Julio Cortázar / Un certo Lucas
«Al centro dell’immagine compariranno i gerani, ma ci sono anche i glicini, l’estate, il mate alle cinque e mezzo, la macchina da cucire, le pantofole e le lente conversazioni su malattie e dispiaceri familiari, di colpo un pollo che lascia la sua firma tra due sedie o il gatto dietro un colombo che scafato lo umilia. Tutto questo odora di panni stesi, di amido azzurrino e candeggina, odora di pensione, di pasticcini o di fritto, quasi sempre di radio vicina con i tanghi e le pubblicità del Geniol, dell’olio Cocinero che è il più buono e il più leggero, e di ragazzini che tirano calci alla palla di stracci nel campo giù in fondo.»

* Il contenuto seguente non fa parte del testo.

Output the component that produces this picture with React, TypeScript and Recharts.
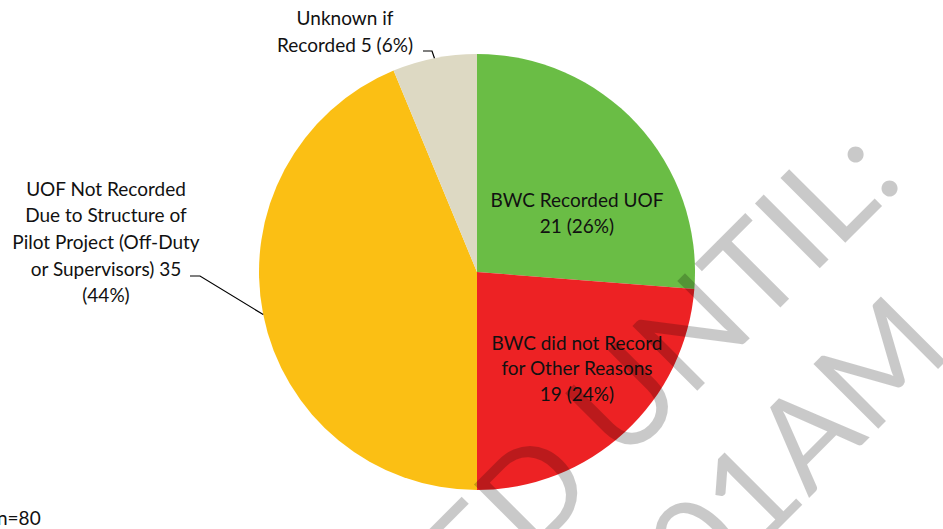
import { PieChart, Pie, Cell } from "recharts"

const categories = [
  "BWC Recorded UOF",
  "BWC did not Record for Other Reasons",
  "UOF Not Recorded Due to Structure of Pilot Project (Off-Duty or Supervisors)",
  "Unknown if Recorded",
]
const counts = [21, 19, 35, 5]
const labelLines = [
  ["BWC Recorded UOF", "21 (26%)"],
  ["BWC did not Record", "for Other Reasons", "19 (24%)"],
  ["UOF Not Recorded", "Due to Structure of", "Pilot Project (Off-Duty", "or Supervisors) 35", "(44%)"],
  ["Unknown if", "Recorded 5 (6%)"],
]
const totalLabel = "n=80"
const watermark = ["EMBARGOED UNTIL:", "12:01AM"]

const colors = ["#6abd45", "#ed2224", "#fbbf14", "#ddd9c3"]

const data = categories.map((name, i) => ({ name, value: counts[i] }))

// label placement relative to pie centre (first line centre, line gap, leader elbow)
const labelLayout = [
  { dx: 100, dy: -73, gap: 26 },
  { dx: 100, dy: 70, gap: 25.5 },
  { dx: -371, dy: -84, gap: 26.7, elbow: [-287, -277, 4] },
  { dx: -132, dy: -255, gap: 27, elbow: [-54, -45, -221] },
]

const FONT = "Lato, 'Open Sans', sans-serif"
const RAD = Math.PI / 180

function renderLabel(props: any) {
  const { cx, cy, midAngle, outerRadius, index } = props
  const lay = labelLayout[index]
  const lines = labelLines[index]
  let leader = null
  if (lay.elbow) {
    const [x1, x2, y] = lay.elbow
    const ex = cx + outerRadius * Math.cos(-midAngle * RAD)
    const ey = cy + outerRadius * Math.sin(-midAngle * RAD)
    leader = (
      <polyline
        points={`${cx + x1},${cy + y} ${cx + x2},${cy + y} ${ex},${ey}`}
        fill="none"
        stroke="#000"
        strokeWidth={1.2}
      />
    )
  }
  return (
    <g key={`lbl-${index}`}>
      {leader}
      {lines.map((t, i) => (
        <text
          key={i}
          x={cx + lay.dx}
          y={cy + lay.dy + i * lay.gap}
          textAnchor="middle"
          dominantBaseline="central"
          fontFamily={FONT}
          fontSize={19}
          fill="#111"
        >
          {t}
        </text>
      ))}
    </g>
  )
}

export default function App() {
  return (
    <div style={{ position: "absolute", left: 0, top: 0, width: 943, height: 529, overflow: "hidden", background: "#fff" }}>
      <PieChart width={943} height={529} margin={{ top: 0, right: 0, bottom: 0, left: 0 }}>
        <Pie
          data={data}
          dataKey="value"
          nameKey="name"
          cx={477}
          cy={272}
          outerRadius={218}
          startAngle={90}
          endAngle={-270}
          stroke="none"
          label={renderLabel}
          labelLine={false}
          isAnimationActive={false}
        >
          {data.map((d, i) => (
            <Cell key={d.name} fill={colors[i]} />
          ))}
        </Pie>
      </PieChart>
      <svg width={943} height={529} style={{ position: "absolute", left: 0, top: 0, pointerEvents: "none" }}>
        <text x={-3} y={525} fontFamily={FONT} fontSize={19} fill="#111">{totalLabel}</text>
        <g fill="#000" fillOpacity={0.21} fontFamily={FONT} fontSize={128}>
          <text transform="translate(906,182) rotate(-45)" textAnchor="end">{watermark[0]}</text>
          <text transform="translate(954,353) rotate(-45)" textAnchor="end">{watermark[1]}</text>
        </g>
      </svg>
    </div>
  )
}
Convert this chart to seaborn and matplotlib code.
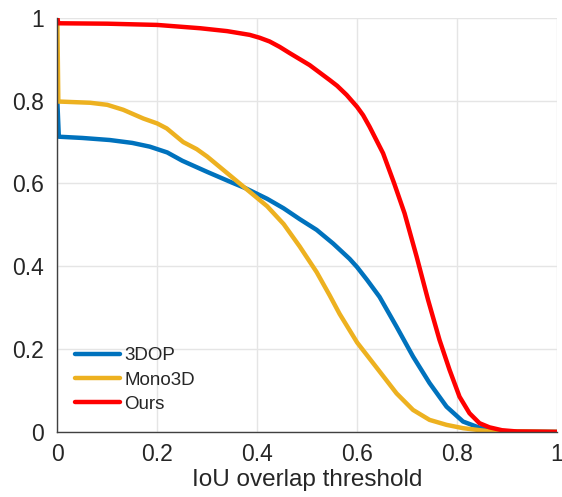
import pandas as pd
import matplotlib
matplotlib.use("Agg")
import matplotlib.pyplot as plt
import matplotlib.ticker as mticker
import seaborn as sns

# Recall vs IoU overlap threshold
x_3dop = [0.0, 0.003, 0.05, 0.105, 0.15, 0.185, 0.22, 0.25, 0.3, 0.35, 0.376,
          0.42, 0.453, 0.485, 0.519, 0.552, 0.585, 0.6, 0.62, 0.645, 0.679,
          0.712, 0.745, 0.779, 0.812, 0.845, 0.875, 1.0]
y_3dop = [0.80, 0.713, 0.71, 0.705, 0.698, 0.689, 0.675, 0.655, 0.628, 0.602,
          0.589, 0.563, 0.540, 0.514, 0.488, 0.455, 0.418, 0.398, 0.367, 0.326,
          0.254, 0.182, 0.118, 0.061, 0.025, 0.01, 0.002, 0.0]

x_mono = [0.0, 0.002, 0.066, 0.10, 0.132, 0.172, 0.2, 0.219, 0.252, 0.279,
          0.3, 0.34, 0.376, 0.42, 0.453, 0.485, 0.519, 0.545, 0.565, 0.6,
          0.645, 0.679, 0.712, 0.745, 0.779, 0.812, 0.86, 1.0]
y_mono = [1.0, 0.798, 0.795, 0.79, 0.778, 0.757, 0.745, 0.733, 0.700, 0.683,
          0.665, 0.625, 0.589, 0.545, 0.502, 0.448, 0.386, 0.33, 0.285, 0.216,
          0.146, 0.093, 0.053, 0.029, 0.017, 0.009, 0.002, 0.0]

x_ours = [0.0, 0.002, 0.1, 0.2, 0.286, 0.34, 0.385, 0.405, 0.425, 0.445, 0.465,
          0.505, 0.545, 0.56, 0.579, 0.60, 0.612, 0.625, 0.652, 0.674, 0.695,
          0.719, 0.742, 0.765, 0.785, 0.805, 0.825, 0.845, 0.865, 0.89, 0.92,
          1.0]
y_ours = [1.0, 0.987, 0.986, 0.983, 0.975, 0.968, 0.959, 0.952, 0.943, 0.930,
          0.915, 0.886, 0.850, 0.836, 0.814, 0.785, 0.765, 0.737, 0.673, 0.601,
          0.528, 0.424, 0.319, 0.222, 0.150, 0.085, 0.045, 0.021, 0.011, 0.004,
          0.001, 0.0]

methods = ["3DOP", "Mono3D", "Ours"]
colors = {"3DOP": "#0072BD", "Mono3D": "#EDB120", "Ours": "#FF0000"}


def main():
    frames = []
    for name, xs, ys in zip(methods, [x_3dop, x_mono, x_ours], [y_3dop, y_mono, y_ours]):
        frames.append(pd.DataFrame({"iou": xs, "recall": ys, "method": name}))
    df = pd.concat(frames, ignore_index=True)

    sns.set_theme(style="whitegrid")
    plt.rcParams["font.family"] = ["Liberation Sans", "DejaVu Sans"]

    fig = plt.figure(figsize=(5.62, 4.97), dpi=100)
    ax = fig.add_axes([0.102, 0.131, 0.889, 0.833])

    sns.lineplot(data=df, x="iou", y="recall", hue="method", hue_order=methods,
                 palette=colors, estimator=None, sort=False, linewidth=3.2, ax=ax)

    ax.set_xlim(0, 1)
    ax.set_ylim(0, 1)
    ax.xaxis.set_major_locator(mticker.MultipleLocator(0.2))
    ax.yaxis.set_major_locator(mticker.MultipleLocator(0.2))
    fmt = mticker.FuncFormatter(lambda v, p: f"{v:g}")
    ax.xaxis.set_major_formatter(fmt)
    ax.yaxis.set_major_formatter(fmt)

    ax.grid(True, color="#e5e5e5", linewidth=1.0)
    for side in ["top", "right"]:
        ax.spines[side].set_visible(False)
    for side in ["left", "bottom"]:
        ax.spines[side].set_color("#404040")
        ax.spines[side].set_linewidth(1.0)
    ax.tick_params(axis="both", direction="in", length=4, width=0.8,
                   color="#404040", labelsize=16.5, labelcolor="#262626")
    ax.tick_params(axis="y", pad=9.5)
    ax.tick_params(axis="x", pad=8)

    ax.set_xlabel("IoU overlap threshold", fontsize=17.5, color="#262626", labelpad=2)
    ax.set_ylabel("")

    leg = ax.legend(loc="lower left", bbox_to_anchor=(0.021, 0.028), frameon=False,
                    fontsize=13.5, handlelength=2.4, handletextpad=0.2,
                    labelspacing=0.38, borderaxespad=0.0)
    for line in leg.get_lines():
        line.set_linewidth(3.2)

    fig.savefig("out.png", dpi=100)


if __name__ == "__main__":
    main()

Gioco è la parola d’ordine per Julio Cortázar, maestro di ironia, osservatore di decadenza, amante della cosiddetta scrittura sperimentale, la stessa che ha attraversato e attraversa – ormai palesemente – quasi tutta la letteratura sudamericana, e che appassiona molti lettori proprio in virtù della sua capacità di confondere, destrutturare, invitare il lettore a cercare un senso (se c’è), dietro l’apparente ordine delle parole. Personalmente non adoro questo tipo di prosa, così come non condivido la convinzione secondo cui, per rendere bello un libro – di racconti, di frammenti, di poesie, che è poi ciò che definisce Un certo Lucas, Edizioni SUR (2014): tutto questo e niente di tutto questo -, si debba necessariamente ricorrere allo sperimentalismo più spinto. Salvo solo pochi capitoli di questa raccolta di cui ho letto così tanto e così bene; la apprezzo solo nelle fugacissime stilettate in cui intravedo realmente il talento di Cortázar nel considerare ed osservare le persone e i loro rapporti spesso grotteschi o strampalati. Ma non ne idealizzo la vena di apparente rottura, di originalità che tutti invece gli riconoscono, consacrandolo come maestro di stile.
Consigliato a chiunque abbia voglia di dimostrarmi il contrario di ciò che penso.